* _DATA SECTION_:
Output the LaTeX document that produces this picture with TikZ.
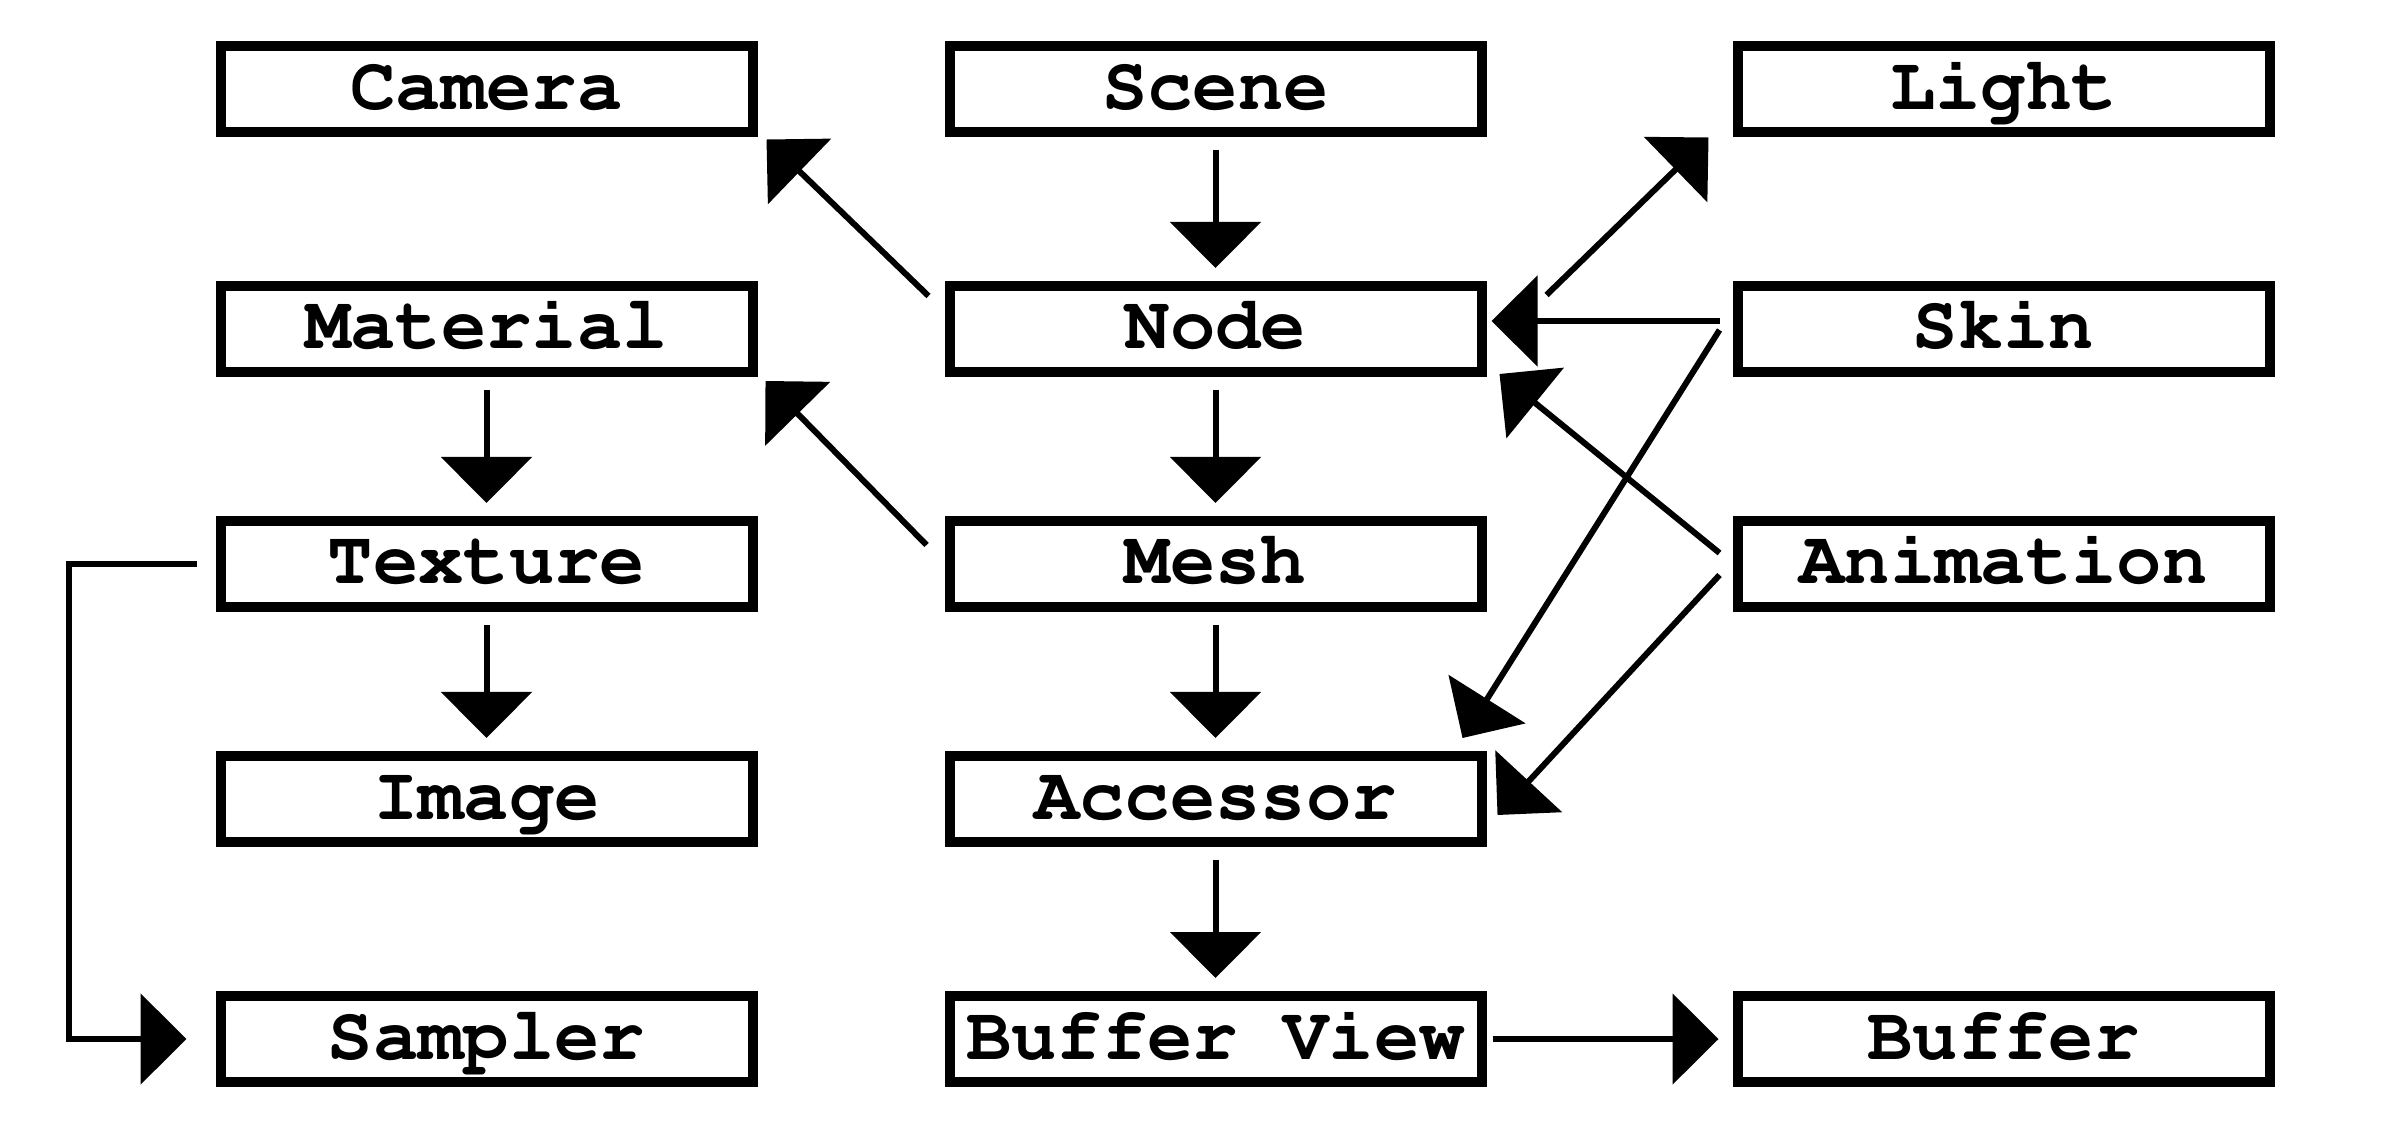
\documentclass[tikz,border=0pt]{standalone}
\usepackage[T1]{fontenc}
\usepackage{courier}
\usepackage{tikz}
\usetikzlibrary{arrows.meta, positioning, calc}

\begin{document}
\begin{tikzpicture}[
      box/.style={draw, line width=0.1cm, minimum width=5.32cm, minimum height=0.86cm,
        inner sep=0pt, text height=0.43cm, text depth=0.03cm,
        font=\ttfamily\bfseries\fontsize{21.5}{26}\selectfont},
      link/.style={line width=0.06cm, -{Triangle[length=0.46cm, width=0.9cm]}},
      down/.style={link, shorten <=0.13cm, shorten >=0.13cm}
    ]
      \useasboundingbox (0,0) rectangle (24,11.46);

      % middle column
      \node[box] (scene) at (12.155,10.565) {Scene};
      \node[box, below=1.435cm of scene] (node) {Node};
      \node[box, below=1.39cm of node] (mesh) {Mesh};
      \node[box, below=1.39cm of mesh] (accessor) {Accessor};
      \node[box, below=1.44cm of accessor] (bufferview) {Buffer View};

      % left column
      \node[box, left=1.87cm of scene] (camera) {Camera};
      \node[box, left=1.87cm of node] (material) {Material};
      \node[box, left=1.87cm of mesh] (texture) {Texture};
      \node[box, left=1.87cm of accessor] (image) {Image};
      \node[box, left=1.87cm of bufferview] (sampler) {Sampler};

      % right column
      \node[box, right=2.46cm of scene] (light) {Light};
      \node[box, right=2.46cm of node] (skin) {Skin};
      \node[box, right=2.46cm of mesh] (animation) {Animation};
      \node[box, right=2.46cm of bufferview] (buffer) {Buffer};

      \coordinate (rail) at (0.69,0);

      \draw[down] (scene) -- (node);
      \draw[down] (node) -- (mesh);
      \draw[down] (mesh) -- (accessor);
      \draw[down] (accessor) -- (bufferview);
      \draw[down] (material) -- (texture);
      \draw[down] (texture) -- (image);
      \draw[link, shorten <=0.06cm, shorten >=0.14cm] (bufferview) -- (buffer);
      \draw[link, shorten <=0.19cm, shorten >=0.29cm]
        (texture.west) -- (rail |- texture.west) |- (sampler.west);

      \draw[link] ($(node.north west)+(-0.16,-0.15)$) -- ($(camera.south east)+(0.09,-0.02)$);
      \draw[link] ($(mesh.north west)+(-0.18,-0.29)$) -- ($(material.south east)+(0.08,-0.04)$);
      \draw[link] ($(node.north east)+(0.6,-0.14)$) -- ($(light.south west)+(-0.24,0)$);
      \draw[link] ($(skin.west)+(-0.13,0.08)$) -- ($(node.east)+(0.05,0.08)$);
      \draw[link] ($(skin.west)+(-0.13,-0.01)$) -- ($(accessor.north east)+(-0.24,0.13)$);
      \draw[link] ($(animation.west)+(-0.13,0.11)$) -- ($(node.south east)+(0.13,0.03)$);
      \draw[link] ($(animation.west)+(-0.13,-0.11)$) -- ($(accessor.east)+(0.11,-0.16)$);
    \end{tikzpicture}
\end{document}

* _STATED GOAL_:
From the data above, write out everything exactly except the pictures.

* _WRITTEN RESPONSE_:
Output the LaTeX document that produces this picture with TikZ.
\documentclass[tikz,border=0pt]{standalone}
\usepackage[T1]{fontenc}
\usepackage{courier}
\usepackage{tikz}
\usetikzlibrary{arrows.meta, positioning, calc}

\begin{document}
\begin{tikzpicture}[
      box/.style={draw, line width=0.1cm, minimum width=5.32cm, minimum height=0.86cm,
        inner sep=0pt, text height=0.43cm, text depth=0.03cm,
        font=\ttfamily\bfseries\fontsize{21.5}{26}\selectfont},
      link/.style={line width=0.06cm, -{Triangle[length=0.46cm, width=0.9cm]}},
      down/.style={link, shorten <=0.13cm, shorten >=0.13cm}
    ]
      \useasboundingbox (0,0) rectangle (24,11.46);

      % middle column
      \node[box] (scene) at (12.155,10.565) {Scene};
      \node[box, below=1.435cm of scene] (node) {Node};
      \node[box, below=1.39cm of node] (mesh) {Mesh};
      \node[box, below=1.39cm of mesh] (accessor) {Accessor};
      \node[box, below=1.44cm of accessor] (bufferview) {Buffer View};

      % left column
      \node[box, left=1.87cm of scene] (camera) {Camera};
      \node[box, left=1.87cm of node] (material) {Material};
      \node[box, left=1.87cm of mesh] (texture) {Texture};
      \node[box, left=1.87cm of accessor] (image) {Image};
      \node[box, left=1.87cm of bufferview] (sampler) {Sampler};

      % right column
      \node[box, right=2.46cm of scene] (light) {Light};
      \node[box, right=2.46cm of node] (skin) {Skin};
      \node[box, right=2.46cm of mesh] (animation) {Animation};
      \node[box, right=2.46cm of bufferview] (buffer) {Buffer};

      \coordinate (rail) at (0.69,0);

      \draw[down] (scene) -- (node);
      \draw[down] (node) -- (mesh);
      \draw[down] (mesh) -- (accessor);
      \draw[down] (accessor) -- (bufferview);
      \draw[down] (material) -- (texture);
      \draw[down] (texture) -- (image);
      \draw[link, shorten <=0.06cm, shorten >=0.14cm] (bufferview) -- (buffer);
      \draw[link, shorten <=0.19cm, shorten >=0.29cm]
        (texture.west) -- (rail |- texture.west) |- (sampler.west);

      \draw[link] ($(node.north west)+(-0.16,-0.15)$) -- ($(camera.south east)+(0.09,-0.02)$);
      \draw[link] ($(mesh.north west)+(-0.18,-0.29)$) -- ($(material.south east)+(0.08,-0.04)$);
      \draw[link] ($(node.north east)+(0.6,-0.14)$) -- ($(light.south west)+(-0.24,0)$);
      \draw[link] ($(skin.west)+(-0.13,0.08)$) -- ($(node.east)+(0.05,0.08)$);
      \draw[link] ($(skin.west)+(-0.13,-0.01)$) -- ($(accessor.north east)+(-0.24,0.13)$);
      \draw[link] ($(animation.west)+(-0.13,0.11)$) -- ($(node.south east)+(0.13,0.03)$);
      \draw[link] ($(animation.west)+(-0.13,-0.11)$) -- ($(accessor.east)+(0.11,-0.16)$);
    \end{tikzpicture}
\end{document}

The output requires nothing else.